Dismiss Notice
Join Physics Forums Today!
The friendliest, high quality science and math community on the planet! Everyone who loves science is here!

Mathematical detail regarding Boltzman's H thm

  1. Oct 3, 2006 #1


    User Avatar
    Science Advisor
    Homework Helper
    Gold Member

    In the "proof" of the theorem, my course notes defines [itex]P_r(t)[/itex] as the probability to find the system is state r at time t, and it defined H as the mean value of [itex]\ln P_r[/itex] over all acesible states:

    [tex]H \equiv \sum_r P_r\ln P_r[/tex]

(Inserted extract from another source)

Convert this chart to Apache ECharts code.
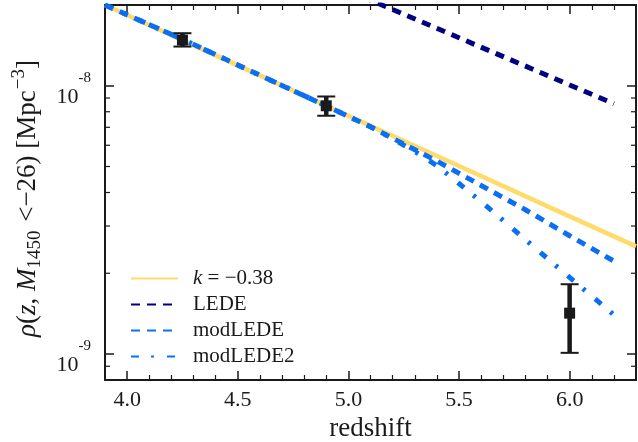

    Is is right to call the above sum the "mean value of ln P_r" ?! Cause given a quantity u, the mean value of f(u) is defined as

    [tex]\sum_i P(u_i)f(u_i)[/tex]

    So the mean value of [itex]\ln P_r[/itex] should be

    [tex]\sum_r P(P_r)\ln P_r[/tex]

    But P(P_r) does not make sense.

    I confessed my confusion to the professor in more vague terms (at the time, I only tought the equation looked suspicious), but he said there was nothing wrong with it. I say, H could be called at best "some kind" of mean value of ln(Pr).
    Last edited: Oct 3, 2006
  2. jcsd
  3. Oct 4, 2006 #2


    User Avatar
    Science Advisor
    Gold Member

    The formula you are asking about
    H=SUM(P_r * ln(P_r))
    is Shannon's definition of information entropy; it is related back to statistical mechanics by multiplying by the Boltzmann factor -k to give Gibbs' entropy
    S=-k*SUM(P_r * ln(P_r)).
    H is correctly called the mean of ln(P_r). Don't get confused by your notation--you must sum over states, not variables. P(u_i) is the probability of finding u in the ith state, so your first and second equations are actually the same.

    You may prefer a less confusing way of writing the mean or expectation
    E[f(x)] = SUM(P_r * f(x_r)),
    as used in Jaynes, Phys. Rev. 106:620-630 (1957) (who discusses the connection between information H and stat mech S)
    or Chandler, Intro to Modern Stat Mech, ch. 3 (1987).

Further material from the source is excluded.